Hurry! Hurry! Step right up and let the side-show begin! A few years ago, I attended the annual Mind, Body, Spirit Alternative Healing Expo. Lengthy title, I know. Thank God I had complimentary tickets to this fiasco. I’m not against holistic remedies; however, I’m against herbalists concluding what I need without examining the consequences (allergic reactions, preconditions, current medication, etcetera) in taking certain herbs. Every herb is not going to work for everyone, and the same goes for medications. I attended to prove to a friend she was wasting her money, if she registered for a course with a snake oil doctor.

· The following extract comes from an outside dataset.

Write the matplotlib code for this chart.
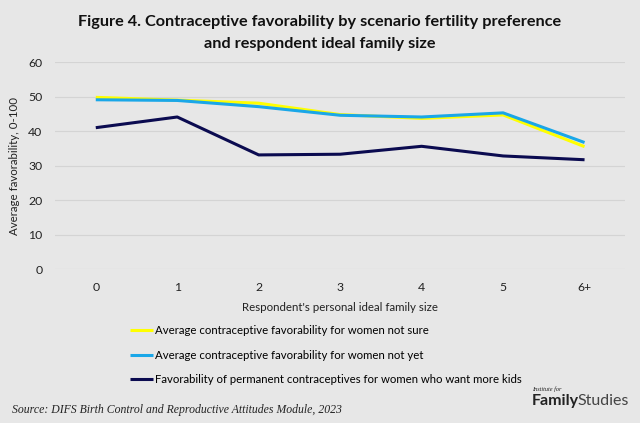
import numpy as np
import matplotlib.pyplot as plt

plt.rcParams['font.family'] = ['Lato', 'DejaVu Sans']

sizes = ['0', '1', '2', '3', '4', '5', '6+']
not_sure = [49.8, 49.0, 48.1, 44.8, 43.7, 44.7, 35.5]
not_yet = [49.1, 48.9, 47.1, 44.6, 44.1, 45.3, 36.7]
want_more = [41.0, 44.1, 33.1, 33.3, 35.6, 32.8, 31.7]

labels = ['Average contraceptive favorability for women not sure',
          'Average contraceptive favorability for women not yet',
          'Favorability of permanent contraceptives for women who want more kids']
colors = ['#ffff00', '#1aa7e8', '#0b0b50']

bg = '#e7e7e7'
fig = plt.figure(figsize=(6.4, 4.23), dpi=100, facecolor=bg)
ax = fig.add_axes([0.086, 0.364, 0.891, 0.489], facecolor=bg)

x = np.arange(len(sizes))
lines = []
for vals, c, lab in zip([not_sure, not_yet, want_more], colors, labels):
    l, = ax.plot(x, vals, color=c, lw=2.2, label=lab, solid_capstyle='butt')
    lines.append(l)

ax.set_xlim(-0.5, len(sizes) - 0.5)
ax.set_ylim(0, 60)
ax.set_yticks(range(0, 61, 10))
ax.set_xticks(x)
ax.set_xticklabels(sizes)
ax.grid(axis='y', color='#d4d4d4', lw=0.8)
ax.set_axisbelow(True)
for s in ax.spines.values():
    s.set_visible(False)
ax.tick_params(length=0, labelsize=8.8, colors='#222222', pad=9)

ax.set_ylabel('Average favorability, 0-100', fontsize=8.3, color='#222222', labelpad=6)
ax.set_xlabel("Respondent's personal ideal family size", fontsize=8.3, color='#222222', labelpad=7)

fig.text(0.5, 0.948, 'Figure 4. Contraceptive favorability by scenario fertility preference',
         ha='center', va='center', fontsize=11.7, fontweight='bold', color='#111111')
fig.text(0.5, 0.896, 'and respondent ideal family size',
         ha='center', va='center', fontsize=11.7, fontweight='bold', color='#111111')

fig.legend(handles=lines, loc='upper left', bbox_to_anchor=(0.203, 0.232),
           frameon=False, fontsize=8.2, handlelength=2.0, handletextpad=0.2,
           labelspacing=1.2, borderaxespad=0, borderpad=0)

fig.text(0.018, 0.031, 'Source: DIFS Birth Control and Reproductive Attitudes Module, 2023',
         family='Liberation Serif', style='italic', fontsize=8.5, color='#222222',
         ha='left', va='center')
fig.text(0.831, 0.080, 'Institute for', family='Liberation Serif', style='italic',
         fontsize=4.5, color='#222222', ha='left', va='center')
fig.text(0.831, 0.052, 'Family', fontweight='bold', fontsize=11.5, color='#222222',
         ha='left', va='center')
fig.text(0.902, 0.052, 'Studies', fontsize=11.5, color='#444444', ha='left', va='center')

fig.savefig('out.png', dpi=100, facecolor=bg)
plt.close(fig)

Two thousand dollars would have bought six months of training, and a license to sell herbs, vitamins, and bull%^$#@ to some distraught souls in search of a cures in whatever is ailing them.
In torrential downpour on a Saturday morning, me and two friends attended the expo, as if we had nothing better to do. Wasting gas on a forty-five minute ride to lunacy. The first vendor told my friend her pelvis was out of alignment. That’s conceivable-high heels and ill-fitting shoes, giving birth, tight jeans, can all cause this. However, she was only guilty of wearing high heels occasionally during formal events. But then he found imperfections with her neck, spine, hips, legs, shoulders, need I say more. “A few visits will correct those problems. Here’s my card,” he winked.
An ethical chiropractor will offer proactive techniques to prevent further problems. A charlatan chiropractor will find something wrong with your entire body and have your visits last until infinity.
No matter what vendor we approached, they found many vitamin and mineral deficiencies, toxins, heart murmurs… Finally, I had to prove these hoaxers wrong. Here we were, three people consuming GMO free foods (genetically modified organisms), healthy fats, 5-6 servings of produce per day, very little or no meat, and whole grains. Rolling down sleeves concealing medic alert bracelet, and collapsing cane I nimbly headed towards a suited vendor (hair dyed black and not coincided with the age of his skin).
“Do you take vitamins and minerals? I detect high cholesterol and a vitamin C deficiency.”
“My cholesterol in 127 total, and I have a vitamin D deficiency, Kreskin.”
Not catching humor, or ignoring it, Kreskin grazed into my eyes,”I don’t think you’re taking the correct ones.”
“You see a lot in this dim lighting?”
“Scratching his head, he summoned his assistant. “Now hold my right hand, and my assistant’s left hand mid-air, and let’s form a circle. I want to test the magnetic waves in your hand. If your hand goes down you’re lacking….Unable to hold laughter, I giggled. Between giggles I asked if he had rubber gloves to protect my hands from germs. Unprepared for my demands or comments, he scrambled for hand sanitizer at another vending table. “Ready? Placing a self- promotional product (with his face plastered on the label) against my forehead he asked, “What did you feel? This usually works,” turning to his assistant,”Is her hand moving down?” turning to me,” What do you feel?”
Closing my eyes, “Ahhhh, a plastic bottle of vitamins and minerals against my forehead.” My two friends turned their backs to snickered, shoulders moving up and down. Between reprimanding his assistant, and switching positions, my hand remained raised. Kreskin never diagnosed my Type 1 diabetes, the nine screws in left ankle, the frozen shoulder, the peripheral neuropathy, the trigger finger surgeries. After failing to diagnose anything, I exposed my cane from my tote and trotted away. “Miss! Miss! I can cure that.”
Turning in his direction, “Cure what?”
My conditions, which you failed to diagnose, are or have improved with an insulin pump, aqua therapy, stretching exercise, and Alpha-lipoic Acid.
“You know, String-bean juice cures diabetes.”
“No, it cures Type 2, MS, and asthma.”
“No, I made it up.”
Turning to my friend I asked, “$2,000 for Kreskin’s bogus certificate — Are you sure?”